> **Records for the task**
_ _ _ _ _ _ _
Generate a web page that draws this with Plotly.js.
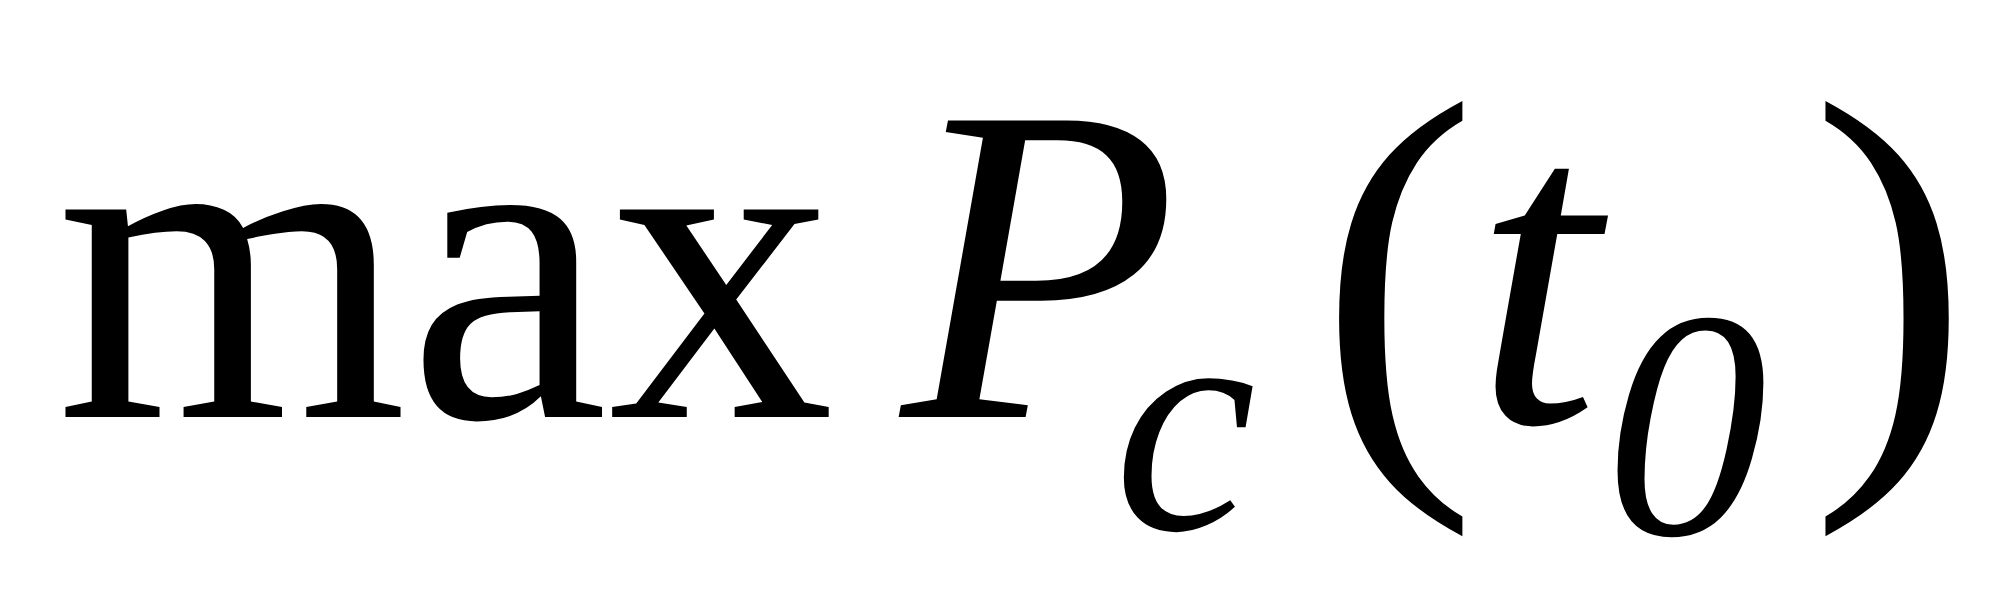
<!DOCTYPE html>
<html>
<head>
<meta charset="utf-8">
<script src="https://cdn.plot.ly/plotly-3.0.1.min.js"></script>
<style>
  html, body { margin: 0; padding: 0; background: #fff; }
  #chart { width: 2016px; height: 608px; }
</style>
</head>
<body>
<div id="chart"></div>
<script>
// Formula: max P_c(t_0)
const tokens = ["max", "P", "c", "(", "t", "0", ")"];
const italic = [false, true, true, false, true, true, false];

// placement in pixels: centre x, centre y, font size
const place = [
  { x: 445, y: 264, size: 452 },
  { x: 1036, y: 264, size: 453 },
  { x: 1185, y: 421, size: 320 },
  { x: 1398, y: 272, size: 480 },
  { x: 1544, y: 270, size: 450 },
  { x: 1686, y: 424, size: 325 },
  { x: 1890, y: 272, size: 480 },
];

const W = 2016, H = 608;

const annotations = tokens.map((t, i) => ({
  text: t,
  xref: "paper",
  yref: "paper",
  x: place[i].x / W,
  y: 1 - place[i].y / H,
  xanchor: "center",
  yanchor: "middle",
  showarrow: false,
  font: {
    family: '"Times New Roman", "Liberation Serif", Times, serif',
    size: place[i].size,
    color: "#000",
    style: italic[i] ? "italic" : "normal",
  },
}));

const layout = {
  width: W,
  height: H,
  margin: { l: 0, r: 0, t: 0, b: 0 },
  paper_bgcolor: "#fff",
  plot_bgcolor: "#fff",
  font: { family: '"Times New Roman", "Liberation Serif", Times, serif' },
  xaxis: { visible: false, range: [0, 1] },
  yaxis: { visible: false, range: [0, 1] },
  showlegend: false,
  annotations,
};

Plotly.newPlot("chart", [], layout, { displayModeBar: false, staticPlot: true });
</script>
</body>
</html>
_ _ _ _ _ _ _
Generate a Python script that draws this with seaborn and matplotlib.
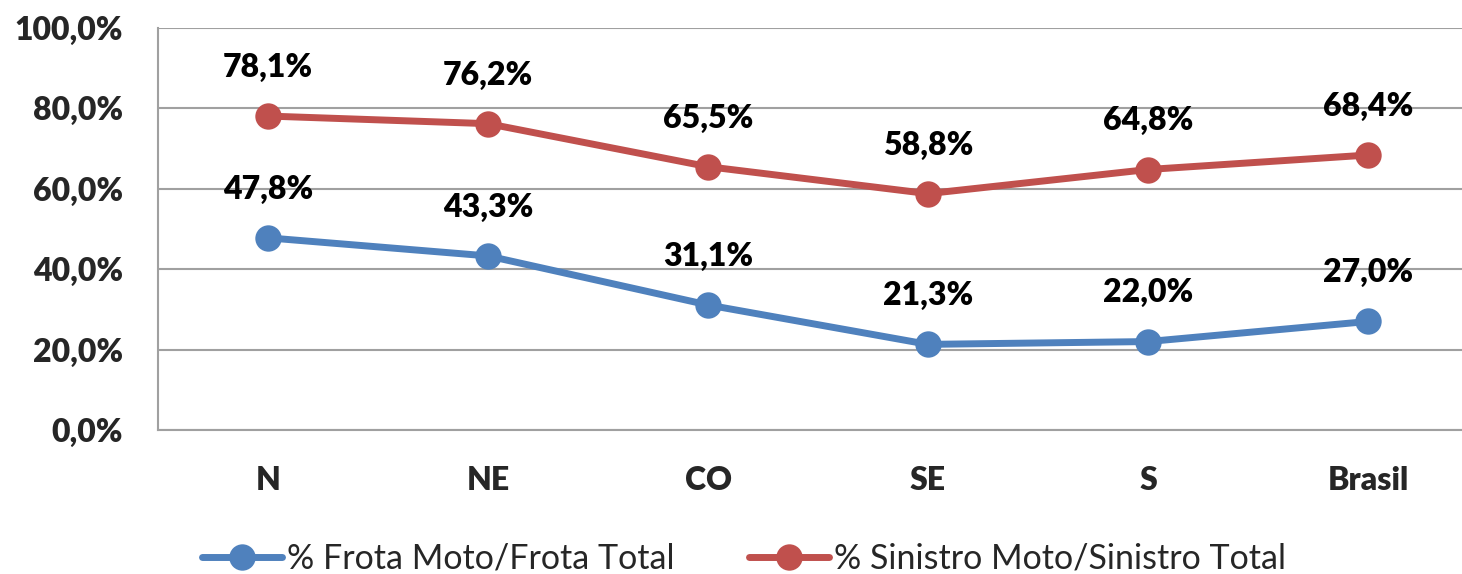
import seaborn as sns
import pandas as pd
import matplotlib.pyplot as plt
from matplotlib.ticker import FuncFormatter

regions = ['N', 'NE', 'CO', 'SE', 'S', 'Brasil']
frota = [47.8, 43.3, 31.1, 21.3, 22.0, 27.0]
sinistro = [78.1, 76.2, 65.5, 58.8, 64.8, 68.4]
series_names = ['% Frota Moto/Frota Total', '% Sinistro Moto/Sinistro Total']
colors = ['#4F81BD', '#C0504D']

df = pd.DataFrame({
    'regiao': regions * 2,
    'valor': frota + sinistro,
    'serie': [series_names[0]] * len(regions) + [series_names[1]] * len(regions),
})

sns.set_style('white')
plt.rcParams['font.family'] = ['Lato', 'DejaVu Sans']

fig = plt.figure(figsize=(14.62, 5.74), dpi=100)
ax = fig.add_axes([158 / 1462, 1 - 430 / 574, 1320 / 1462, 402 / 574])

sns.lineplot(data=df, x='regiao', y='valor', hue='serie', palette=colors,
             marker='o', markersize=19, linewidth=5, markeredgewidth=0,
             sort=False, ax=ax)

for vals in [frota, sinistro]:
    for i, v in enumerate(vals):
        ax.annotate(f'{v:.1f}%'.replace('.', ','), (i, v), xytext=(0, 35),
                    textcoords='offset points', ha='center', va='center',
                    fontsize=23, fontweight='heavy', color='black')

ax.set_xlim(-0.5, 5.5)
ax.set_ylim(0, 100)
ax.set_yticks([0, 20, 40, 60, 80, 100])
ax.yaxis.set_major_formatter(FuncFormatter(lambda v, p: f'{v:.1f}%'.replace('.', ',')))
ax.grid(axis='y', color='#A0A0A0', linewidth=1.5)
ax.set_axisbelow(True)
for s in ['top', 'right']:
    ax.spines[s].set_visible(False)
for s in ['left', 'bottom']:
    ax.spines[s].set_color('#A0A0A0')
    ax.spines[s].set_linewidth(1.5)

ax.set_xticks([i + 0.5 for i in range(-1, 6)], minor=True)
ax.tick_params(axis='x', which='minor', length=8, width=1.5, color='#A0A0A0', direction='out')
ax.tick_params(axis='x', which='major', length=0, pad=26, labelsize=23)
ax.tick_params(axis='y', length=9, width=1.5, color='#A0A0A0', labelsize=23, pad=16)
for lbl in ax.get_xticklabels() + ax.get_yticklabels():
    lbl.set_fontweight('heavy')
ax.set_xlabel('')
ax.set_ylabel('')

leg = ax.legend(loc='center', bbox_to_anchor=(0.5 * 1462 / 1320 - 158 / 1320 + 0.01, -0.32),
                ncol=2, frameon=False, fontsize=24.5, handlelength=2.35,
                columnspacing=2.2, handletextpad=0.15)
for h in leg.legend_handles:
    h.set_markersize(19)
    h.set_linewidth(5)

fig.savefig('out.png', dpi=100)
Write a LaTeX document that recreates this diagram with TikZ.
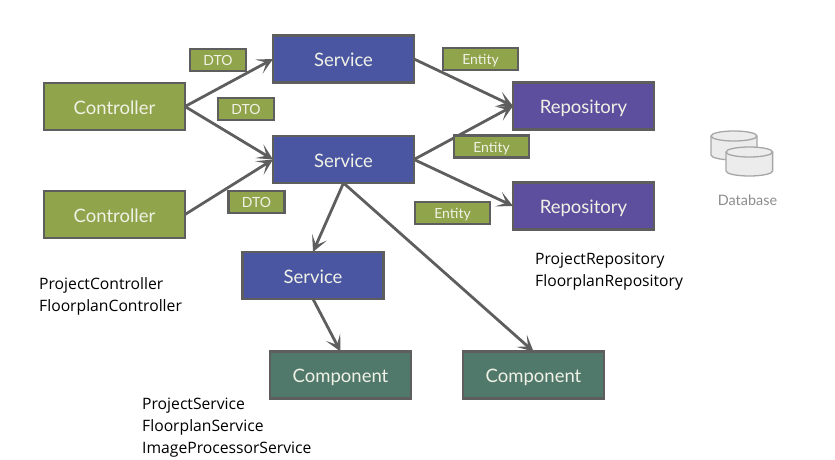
_ _ _ _ _ _ _
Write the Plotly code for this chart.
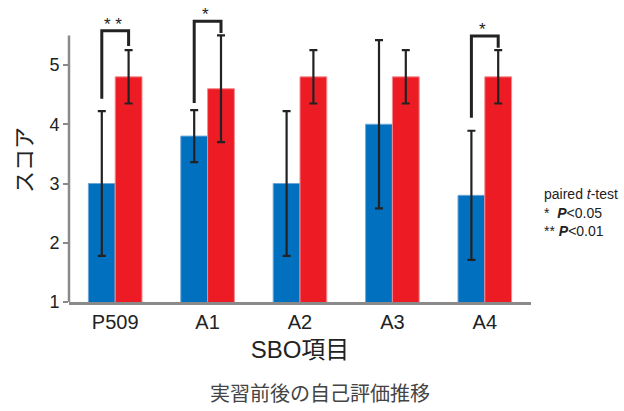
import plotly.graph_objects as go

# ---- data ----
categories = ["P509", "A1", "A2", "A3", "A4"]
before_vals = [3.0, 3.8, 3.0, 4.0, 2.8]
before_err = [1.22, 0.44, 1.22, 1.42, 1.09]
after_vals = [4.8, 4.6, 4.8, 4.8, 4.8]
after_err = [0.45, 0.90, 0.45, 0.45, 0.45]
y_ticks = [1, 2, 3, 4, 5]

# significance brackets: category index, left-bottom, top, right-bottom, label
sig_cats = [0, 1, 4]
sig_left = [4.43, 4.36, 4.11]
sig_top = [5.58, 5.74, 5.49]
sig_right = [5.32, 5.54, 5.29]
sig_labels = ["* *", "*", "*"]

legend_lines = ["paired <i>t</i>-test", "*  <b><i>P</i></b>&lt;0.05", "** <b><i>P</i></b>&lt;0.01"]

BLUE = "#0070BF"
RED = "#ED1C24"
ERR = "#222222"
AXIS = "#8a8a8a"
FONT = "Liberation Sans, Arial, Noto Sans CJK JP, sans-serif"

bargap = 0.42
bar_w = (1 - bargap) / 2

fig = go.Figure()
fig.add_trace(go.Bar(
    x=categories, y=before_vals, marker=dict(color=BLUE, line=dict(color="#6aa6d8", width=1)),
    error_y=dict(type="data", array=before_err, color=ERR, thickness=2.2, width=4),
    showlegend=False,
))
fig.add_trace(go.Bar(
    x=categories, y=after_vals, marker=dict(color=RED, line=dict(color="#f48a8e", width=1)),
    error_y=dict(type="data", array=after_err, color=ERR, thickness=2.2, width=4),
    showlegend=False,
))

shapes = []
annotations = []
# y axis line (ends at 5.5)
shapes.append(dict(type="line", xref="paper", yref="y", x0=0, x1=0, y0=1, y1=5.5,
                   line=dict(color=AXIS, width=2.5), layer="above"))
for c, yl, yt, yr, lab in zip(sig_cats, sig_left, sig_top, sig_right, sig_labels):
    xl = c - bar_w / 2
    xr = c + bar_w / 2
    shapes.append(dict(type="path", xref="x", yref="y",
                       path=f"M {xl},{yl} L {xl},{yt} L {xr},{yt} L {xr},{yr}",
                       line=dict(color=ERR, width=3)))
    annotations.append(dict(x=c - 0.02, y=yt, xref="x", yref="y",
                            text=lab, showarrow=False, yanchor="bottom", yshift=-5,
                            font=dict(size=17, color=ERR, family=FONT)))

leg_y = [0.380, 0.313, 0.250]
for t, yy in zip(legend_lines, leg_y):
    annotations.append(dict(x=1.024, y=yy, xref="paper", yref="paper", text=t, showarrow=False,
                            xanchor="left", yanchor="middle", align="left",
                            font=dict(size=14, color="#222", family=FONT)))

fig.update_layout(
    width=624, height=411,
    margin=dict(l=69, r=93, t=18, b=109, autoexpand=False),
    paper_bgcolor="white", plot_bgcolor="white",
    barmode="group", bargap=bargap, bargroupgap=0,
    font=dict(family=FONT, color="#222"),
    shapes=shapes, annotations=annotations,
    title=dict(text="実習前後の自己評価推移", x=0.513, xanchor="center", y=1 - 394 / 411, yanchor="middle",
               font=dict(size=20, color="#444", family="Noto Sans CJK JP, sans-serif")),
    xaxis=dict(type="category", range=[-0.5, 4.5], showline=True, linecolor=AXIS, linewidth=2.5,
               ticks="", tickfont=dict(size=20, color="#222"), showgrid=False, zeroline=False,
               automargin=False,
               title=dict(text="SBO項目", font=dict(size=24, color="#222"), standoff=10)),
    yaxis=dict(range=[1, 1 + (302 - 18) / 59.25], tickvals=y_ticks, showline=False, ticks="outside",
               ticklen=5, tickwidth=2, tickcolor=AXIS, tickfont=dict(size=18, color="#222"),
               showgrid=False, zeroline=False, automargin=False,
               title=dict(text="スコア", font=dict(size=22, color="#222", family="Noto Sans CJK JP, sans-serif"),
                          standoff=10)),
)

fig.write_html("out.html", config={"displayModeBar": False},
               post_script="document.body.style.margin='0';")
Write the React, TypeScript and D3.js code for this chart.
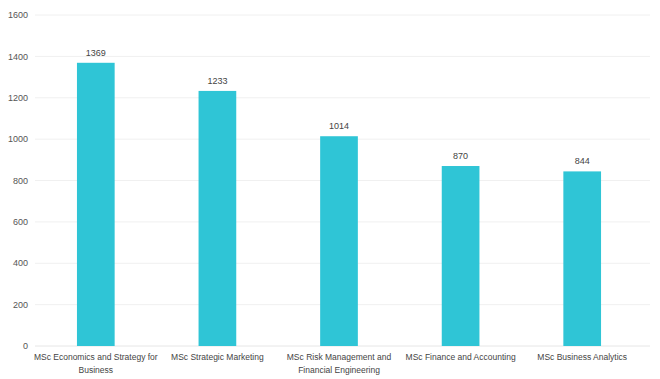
_ _ _ _ _ _ _
> **Task description**
Copy exactly the part of the material above that opens with the line containing "Generate a Python" and closes with the line containing "fontsize=23, fontweight='heavy', color='black')", ends included. Drop the images.

> **Result of this exercise**
Generate a Python script that draws this with seaborn and matplotlib.
import seaborn as sns
import pandas as pd
import matplotlib.pyplot as plt
from matplotlib.ticker import FuncFormatter

regions = ['N', 'NE', 'CO', 'SE', 'S', 'Brasil']
frota = [47.8, 43.3, 31.1, 21.3, 22.0, 27.0]
sinistro = [78.1, 76.2, 65.5, 58.8, 64.8, 68.4]
series_names = ['% Frota Moto/Frota Total', '% Sinistro Moto/Sinistro Total']
colors = ['#4F81BD', '#C0504D']

df = pd.DataFrame({
    'regiao': regions * 2,
    'valor': frota + sinistro,
    'serie': [series_names[0]] * len(regions) + [series_names[1]] * len(regions),
})

sns.set_style('white')
plt.rcParams['font.family'] = ['Lato', 'DejaVu Sans']

fig = plt.figure(figsize=(14.62, 5.74), dpi=100)
ax = fig.add_axes([158 / 1462, 1 - 430 / 574, 1320 / 1462, 402 / 574])

sns.lineplot(data=df, x='regiao', y='valor', hue='serie', palette=colors,
             marker='o', markersize=19, linewidth=5, markeredgewidth=0,
             sort=False, ax=ax)

for vals in [frota, sinistro]:
    for i, v in enumerate(vals):
        ax.annotate(f'{v:.1f}%'.replace('.', ','), (i, v), xytext=(0, 35),
                    textcoords='offset points', ha='center', va='center',
                    fontsize=23, fontweight='heavy', color='black')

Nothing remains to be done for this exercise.